Dieterich Buxtehude wrote a chorale prelude, BuxWV 199. Chorale preludes were also written by Heinrich Scheidemann, Nicolaus Hasse, Andreas Nicolaus Vetter, Georg Friedrich Kauffmann, Johann Gottfried Walther and Johann Ludwig Krebs.

Johann Sebastian Bach composed two chorale preludes which he made part of his collection Great Eighteen Chorale Preludes, Fantasia super Komm, Heiliger Geist, canto fermo in Pedale, BWV 651, and Komm, Heiliger Geist, alio modo a 2 Clav. e Pedale, BWV 652.

Bach quoted the tune instrumentally as the cantus firmus in a duet of his first cantata for Pentecost Erschallet, ihr Lieder, erklinget, ihr Saiten! BWV 172 (1714). He used the first stanza as movement 3 in his cantata for Pentecost Wer mich liebet, der wird mein Wort halten, BWV 59 (1723 or 1724), and the third stanza as the closing chorale of his funeral motet addressing the Holy Spirit, Der Geist hilft unser Schwachheit auf, BWV 226 (1729).

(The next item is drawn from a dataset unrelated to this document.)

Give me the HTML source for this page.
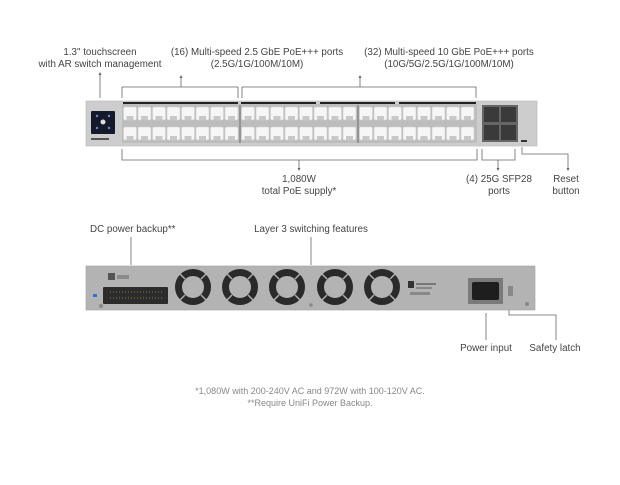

Other vocal compositions have included two masses on the tune by Georg Philipp Telemann for four parts and basso continuo, and motets by Moritz Hauptmann, August Eduard Grell, Arnold Mendelssohn (1921), Hans Humpert (1932) and Rudolf Petzold (1957).

Max Reger quotes the tune in the Pentecost section of his organ pieces Sieben Stücke, Op. 145.